PROVIDED ENTRIES:
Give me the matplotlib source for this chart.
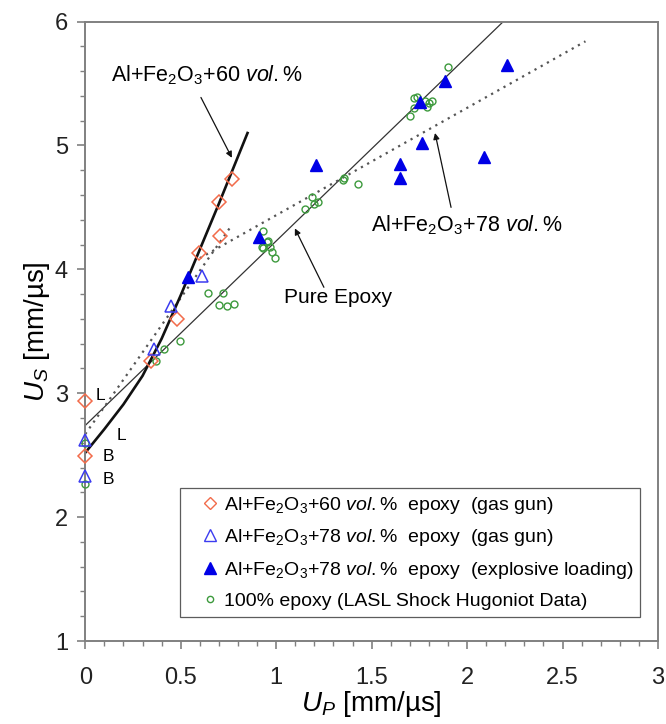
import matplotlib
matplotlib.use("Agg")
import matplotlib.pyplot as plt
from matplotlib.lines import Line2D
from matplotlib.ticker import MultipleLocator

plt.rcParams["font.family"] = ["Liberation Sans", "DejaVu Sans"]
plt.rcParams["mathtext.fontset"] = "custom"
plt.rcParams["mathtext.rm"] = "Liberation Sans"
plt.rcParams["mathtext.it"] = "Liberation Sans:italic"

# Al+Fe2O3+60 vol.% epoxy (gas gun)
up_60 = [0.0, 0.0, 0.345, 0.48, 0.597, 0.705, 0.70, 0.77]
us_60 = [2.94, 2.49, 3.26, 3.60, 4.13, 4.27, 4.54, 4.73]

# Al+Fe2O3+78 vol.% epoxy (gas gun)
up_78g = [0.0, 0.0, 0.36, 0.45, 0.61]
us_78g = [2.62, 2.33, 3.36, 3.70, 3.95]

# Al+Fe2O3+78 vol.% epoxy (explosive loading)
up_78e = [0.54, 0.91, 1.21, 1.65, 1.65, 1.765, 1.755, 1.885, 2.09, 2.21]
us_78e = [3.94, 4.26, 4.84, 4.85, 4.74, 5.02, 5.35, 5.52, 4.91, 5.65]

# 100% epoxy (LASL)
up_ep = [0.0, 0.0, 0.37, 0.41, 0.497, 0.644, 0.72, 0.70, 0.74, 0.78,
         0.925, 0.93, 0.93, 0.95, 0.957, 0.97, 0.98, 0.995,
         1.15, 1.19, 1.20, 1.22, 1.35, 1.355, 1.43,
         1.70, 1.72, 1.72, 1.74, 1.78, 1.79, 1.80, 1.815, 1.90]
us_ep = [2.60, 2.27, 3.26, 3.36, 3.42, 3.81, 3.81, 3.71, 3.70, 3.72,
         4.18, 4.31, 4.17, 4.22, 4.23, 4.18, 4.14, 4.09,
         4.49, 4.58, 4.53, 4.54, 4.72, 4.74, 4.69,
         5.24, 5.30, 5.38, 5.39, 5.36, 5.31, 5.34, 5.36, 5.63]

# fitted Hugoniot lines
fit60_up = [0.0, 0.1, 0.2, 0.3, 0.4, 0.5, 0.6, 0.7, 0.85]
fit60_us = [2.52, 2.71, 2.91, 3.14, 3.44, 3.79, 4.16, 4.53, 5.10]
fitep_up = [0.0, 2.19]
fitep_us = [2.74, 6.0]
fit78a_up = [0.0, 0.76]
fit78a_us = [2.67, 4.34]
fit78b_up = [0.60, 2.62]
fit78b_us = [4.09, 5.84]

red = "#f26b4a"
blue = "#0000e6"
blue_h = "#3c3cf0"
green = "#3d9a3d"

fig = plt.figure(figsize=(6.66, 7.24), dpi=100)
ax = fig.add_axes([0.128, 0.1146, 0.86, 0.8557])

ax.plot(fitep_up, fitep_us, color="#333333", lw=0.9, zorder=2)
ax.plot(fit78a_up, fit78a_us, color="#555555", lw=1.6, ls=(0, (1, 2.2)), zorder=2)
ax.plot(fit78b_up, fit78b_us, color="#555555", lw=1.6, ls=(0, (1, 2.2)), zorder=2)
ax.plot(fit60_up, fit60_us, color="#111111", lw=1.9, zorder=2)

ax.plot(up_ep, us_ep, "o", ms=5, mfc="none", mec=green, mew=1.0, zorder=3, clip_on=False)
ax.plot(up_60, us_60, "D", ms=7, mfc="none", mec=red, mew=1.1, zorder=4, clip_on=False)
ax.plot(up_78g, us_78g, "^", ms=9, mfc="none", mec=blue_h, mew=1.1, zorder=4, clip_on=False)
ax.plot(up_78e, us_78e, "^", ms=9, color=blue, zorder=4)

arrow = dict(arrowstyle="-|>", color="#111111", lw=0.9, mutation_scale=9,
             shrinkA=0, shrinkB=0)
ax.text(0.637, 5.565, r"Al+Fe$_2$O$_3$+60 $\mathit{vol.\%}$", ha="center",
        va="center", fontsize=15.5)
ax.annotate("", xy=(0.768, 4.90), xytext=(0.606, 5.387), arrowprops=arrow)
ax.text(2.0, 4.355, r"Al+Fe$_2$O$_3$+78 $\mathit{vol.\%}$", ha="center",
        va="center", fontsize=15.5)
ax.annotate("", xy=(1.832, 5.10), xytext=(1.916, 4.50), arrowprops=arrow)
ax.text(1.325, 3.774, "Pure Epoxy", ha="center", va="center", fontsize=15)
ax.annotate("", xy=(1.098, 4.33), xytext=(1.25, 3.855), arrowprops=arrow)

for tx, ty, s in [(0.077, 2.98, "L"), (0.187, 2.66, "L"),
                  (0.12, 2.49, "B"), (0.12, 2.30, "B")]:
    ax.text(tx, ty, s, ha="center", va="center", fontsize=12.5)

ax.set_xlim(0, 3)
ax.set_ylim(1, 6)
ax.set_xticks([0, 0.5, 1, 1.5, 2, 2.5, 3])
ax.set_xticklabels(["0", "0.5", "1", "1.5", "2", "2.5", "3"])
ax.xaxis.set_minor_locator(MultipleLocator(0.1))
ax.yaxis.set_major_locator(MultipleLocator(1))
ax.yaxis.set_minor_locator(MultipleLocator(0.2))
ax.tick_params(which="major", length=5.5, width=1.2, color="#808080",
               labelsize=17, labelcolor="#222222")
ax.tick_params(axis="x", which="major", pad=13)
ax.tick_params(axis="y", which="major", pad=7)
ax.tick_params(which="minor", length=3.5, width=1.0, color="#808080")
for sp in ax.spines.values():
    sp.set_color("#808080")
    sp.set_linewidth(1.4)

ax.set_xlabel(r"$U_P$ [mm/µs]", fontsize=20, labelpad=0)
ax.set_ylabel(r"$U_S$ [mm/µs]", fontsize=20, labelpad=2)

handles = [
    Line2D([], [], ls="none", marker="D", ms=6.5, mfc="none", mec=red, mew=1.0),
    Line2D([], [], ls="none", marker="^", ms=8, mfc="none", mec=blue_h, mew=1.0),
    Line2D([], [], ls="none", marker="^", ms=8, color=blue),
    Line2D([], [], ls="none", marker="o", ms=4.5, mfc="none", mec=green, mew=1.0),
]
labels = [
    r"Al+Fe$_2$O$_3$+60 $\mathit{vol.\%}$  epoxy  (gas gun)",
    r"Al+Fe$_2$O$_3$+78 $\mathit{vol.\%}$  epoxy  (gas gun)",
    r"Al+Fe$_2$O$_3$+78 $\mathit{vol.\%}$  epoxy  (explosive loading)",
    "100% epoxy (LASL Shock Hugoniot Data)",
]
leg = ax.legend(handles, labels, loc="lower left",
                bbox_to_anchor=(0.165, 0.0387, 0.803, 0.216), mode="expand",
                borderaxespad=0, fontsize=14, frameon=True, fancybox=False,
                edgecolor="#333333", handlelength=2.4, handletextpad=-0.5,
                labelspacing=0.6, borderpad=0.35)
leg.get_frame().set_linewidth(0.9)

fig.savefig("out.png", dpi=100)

...

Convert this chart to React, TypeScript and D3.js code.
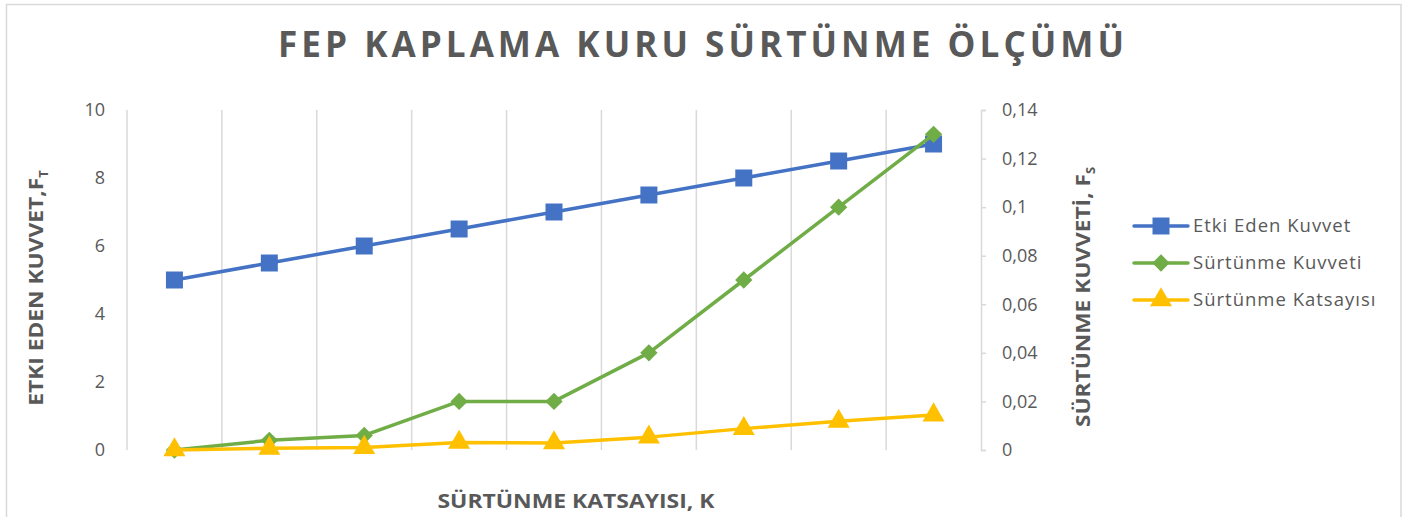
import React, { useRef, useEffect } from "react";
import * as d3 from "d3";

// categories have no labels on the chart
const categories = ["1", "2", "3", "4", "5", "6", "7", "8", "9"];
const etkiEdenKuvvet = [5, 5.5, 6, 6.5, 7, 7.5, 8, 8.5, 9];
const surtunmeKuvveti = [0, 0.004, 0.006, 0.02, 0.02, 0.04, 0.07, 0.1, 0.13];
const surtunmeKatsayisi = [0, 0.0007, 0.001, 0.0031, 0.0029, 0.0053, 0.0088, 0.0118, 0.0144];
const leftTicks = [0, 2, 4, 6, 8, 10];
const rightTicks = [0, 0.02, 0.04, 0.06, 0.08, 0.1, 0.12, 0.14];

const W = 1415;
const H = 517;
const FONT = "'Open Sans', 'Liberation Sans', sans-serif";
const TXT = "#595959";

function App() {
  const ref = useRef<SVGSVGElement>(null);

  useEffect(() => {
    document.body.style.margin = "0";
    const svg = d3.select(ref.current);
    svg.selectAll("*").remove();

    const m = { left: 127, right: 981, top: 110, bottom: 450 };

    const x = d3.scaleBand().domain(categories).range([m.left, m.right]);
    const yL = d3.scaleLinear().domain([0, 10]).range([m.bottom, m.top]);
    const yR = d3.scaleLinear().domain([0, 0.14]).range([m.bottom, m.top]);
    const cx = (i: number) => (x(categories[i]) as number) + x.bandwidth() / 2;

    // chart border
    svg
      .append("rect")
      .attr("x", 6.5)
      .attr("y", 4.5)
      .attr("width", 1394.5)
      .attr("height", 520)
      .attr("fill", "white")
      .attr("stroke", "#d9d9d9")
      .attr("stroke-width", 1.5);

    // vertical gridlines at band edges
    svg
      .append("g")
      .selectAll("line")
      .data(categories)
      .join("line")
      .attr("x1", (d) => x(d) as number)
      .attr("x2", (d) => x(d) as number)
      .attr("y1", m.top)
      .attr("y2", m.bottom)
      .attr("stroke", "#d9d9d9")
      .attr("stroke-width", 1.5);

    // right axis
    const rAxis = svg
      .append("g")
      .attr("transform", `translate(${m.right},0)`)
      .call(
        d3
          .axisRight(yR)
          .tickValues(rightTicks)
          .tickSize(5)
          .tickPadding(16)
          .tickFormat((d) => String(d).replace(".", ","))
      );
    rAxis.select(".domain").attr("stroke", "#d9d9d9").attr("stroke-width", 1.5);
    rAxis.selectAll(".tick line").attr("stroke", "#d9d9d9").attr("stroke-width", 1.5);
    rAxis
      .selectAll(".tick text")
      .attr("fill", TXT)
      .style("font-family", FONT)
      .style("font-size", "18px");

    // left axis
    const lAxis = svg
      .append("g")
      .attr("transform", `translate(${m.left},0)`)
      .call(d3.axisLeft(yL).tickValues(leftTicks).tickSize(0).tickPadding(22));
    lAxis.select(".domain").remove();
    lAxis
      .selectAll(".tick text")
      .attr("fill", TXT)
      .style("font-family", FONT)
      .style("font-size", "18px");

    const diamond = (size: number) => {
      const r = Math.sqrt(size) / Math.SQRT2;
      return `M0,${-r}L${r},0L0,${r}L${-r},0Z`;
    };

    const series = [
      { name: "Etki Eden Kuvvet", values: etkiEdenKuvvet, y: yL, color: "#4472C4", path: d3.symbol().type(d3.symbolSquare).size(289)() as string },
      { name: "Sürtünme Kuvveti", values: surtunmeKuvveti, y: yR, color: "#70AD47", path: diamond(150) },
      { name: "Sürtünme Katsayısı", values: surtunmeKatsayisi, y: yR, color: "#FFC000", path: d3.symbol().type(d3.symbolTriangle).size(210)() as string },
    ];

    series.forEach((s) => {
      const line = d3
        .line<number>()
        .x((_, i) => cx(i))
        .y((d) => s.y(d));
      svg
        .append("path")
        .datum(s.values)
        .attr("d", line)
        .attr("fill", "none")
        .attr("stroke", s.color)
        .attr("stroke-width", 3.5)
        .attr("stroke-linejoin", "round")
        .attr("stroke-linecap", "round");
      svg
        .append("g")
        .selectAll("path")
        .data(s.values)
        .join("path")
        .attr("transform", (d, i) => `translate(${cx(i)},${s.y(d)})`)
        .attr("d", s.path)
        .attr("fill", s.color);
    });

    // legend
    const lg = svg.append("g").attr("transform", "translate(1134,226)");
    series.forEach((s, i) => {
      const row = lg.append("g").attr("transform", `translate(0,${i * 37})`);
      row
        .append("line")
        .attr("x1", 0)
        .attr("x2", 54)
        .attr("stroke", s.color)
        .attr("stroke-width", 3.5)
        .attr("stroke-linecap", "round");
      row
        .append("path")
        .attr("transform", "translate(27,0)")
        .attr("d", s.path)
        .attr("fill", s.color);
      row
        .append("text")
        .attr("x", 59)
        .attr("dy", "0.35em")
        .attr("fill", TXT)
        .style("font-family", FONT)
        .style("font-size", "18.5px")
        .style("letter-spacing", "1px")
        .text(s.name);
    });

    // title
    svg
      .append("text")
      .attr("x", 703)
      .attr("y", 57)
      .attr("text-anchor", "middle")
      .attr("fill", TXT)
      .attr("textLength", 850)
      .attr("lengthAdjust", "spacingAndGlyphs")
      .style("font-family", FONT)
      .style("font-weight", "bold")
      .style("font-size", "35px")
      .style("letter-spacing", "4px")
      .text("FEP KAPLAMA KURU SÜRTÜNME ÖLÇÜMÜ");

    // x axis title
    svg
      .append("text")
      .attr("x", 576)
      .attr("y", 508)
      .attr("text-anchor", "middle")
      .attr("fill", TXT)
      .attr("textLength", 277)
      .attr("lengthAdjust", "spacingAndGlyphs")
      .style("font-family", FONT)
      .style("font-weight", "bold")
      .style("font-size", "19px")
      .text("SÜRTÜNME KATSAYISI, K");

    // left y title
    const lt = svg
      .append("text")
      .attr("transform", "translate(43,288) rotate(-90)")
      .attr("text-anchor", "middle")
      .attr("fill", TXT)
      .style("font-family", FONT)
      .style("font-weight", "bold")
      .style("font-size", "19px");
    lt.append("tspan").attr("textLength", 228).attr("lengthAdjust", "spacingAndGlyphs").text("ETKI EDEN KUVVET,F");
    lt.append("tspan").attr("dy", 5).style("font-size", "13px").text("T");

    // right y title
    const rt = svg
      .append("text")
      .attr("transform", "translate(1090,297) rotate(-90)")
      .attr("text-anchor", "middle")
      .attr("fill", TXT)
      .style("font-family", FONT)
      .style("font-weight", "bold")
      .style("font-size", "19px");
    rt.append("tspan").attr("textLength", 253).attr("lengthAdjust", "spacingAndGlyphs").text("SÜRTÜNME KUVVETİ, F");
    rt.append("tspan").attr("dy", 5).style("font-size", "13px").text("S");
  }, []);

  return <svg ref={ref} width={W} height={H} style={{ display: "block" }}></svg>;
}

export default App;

WORK REQUIRED:
Of the lines above, how many contain the word "matplotlib"? Provide the number and nothing else.

THE COMPLETED TASK:
6